L’avantage majeur de cet éventuel toilettage des contrats de travail type, c’est donc de les décharger d’éléments négatifs, pour les doter, au contraire, de messages positifs envers les salariés. Bref, que ce soit pour des raisons d’attractivité, de rétention ou de qualité de vie au travail, avec de nombreux avantages en matière de conciliation vie professionnelle/vie personnelle, de crèches, d’accès au sport, les initiatives de mieux-disant social et d’allégement des contrats de travail, pour éparses qu’elles soient, ont tout bon…

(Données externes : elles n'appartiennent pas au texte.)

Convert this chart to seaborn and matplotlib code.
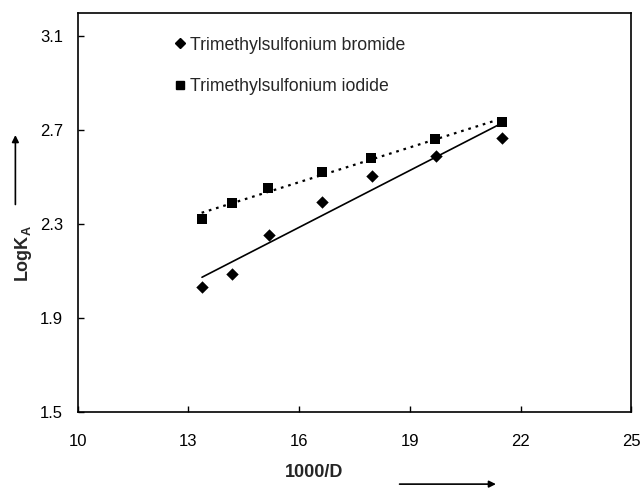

Reste qu’elles interrogent aussi sur une autre réalité du monde du travail. Car elles viennent rarement de la base ou des représentants du personnel, « et peuvent même passer pour une attitude “paternaliste” de la part de l’entreprise », relève encore l’expert en droit social. Ce qui laisse penser que le dialogue social, qui aurait dû accoucher de ces innovations, ne joue pas son rôle… « Cette créativité et ces idées sont essentiellement le fait du management et prennent très souvent forme hors du champ de la négociation salariale, constate ainsi Jilali Maazouz. Il reste donc encore toute une éducation à faire en matière de négociation collective, de formation des représentants des salariés et des délégués syndicaux. » Jean-Eudes du Mesnil du Buisson ne dit pas autre chose. « Il s’agit de se mettre autour d’une table pour discuter de ce qui est possible, en fonction de la situation de l’entreprise. Au-delà de la créativité des RH, il faut aussi du dialogue social », assure-t-il. Et si le législateur revisitait le Code du travail pour l’alléger ? « Les PME n’ont pas besoin de nouvelles contraintes ! », tranche le secrétaire général de la CPME.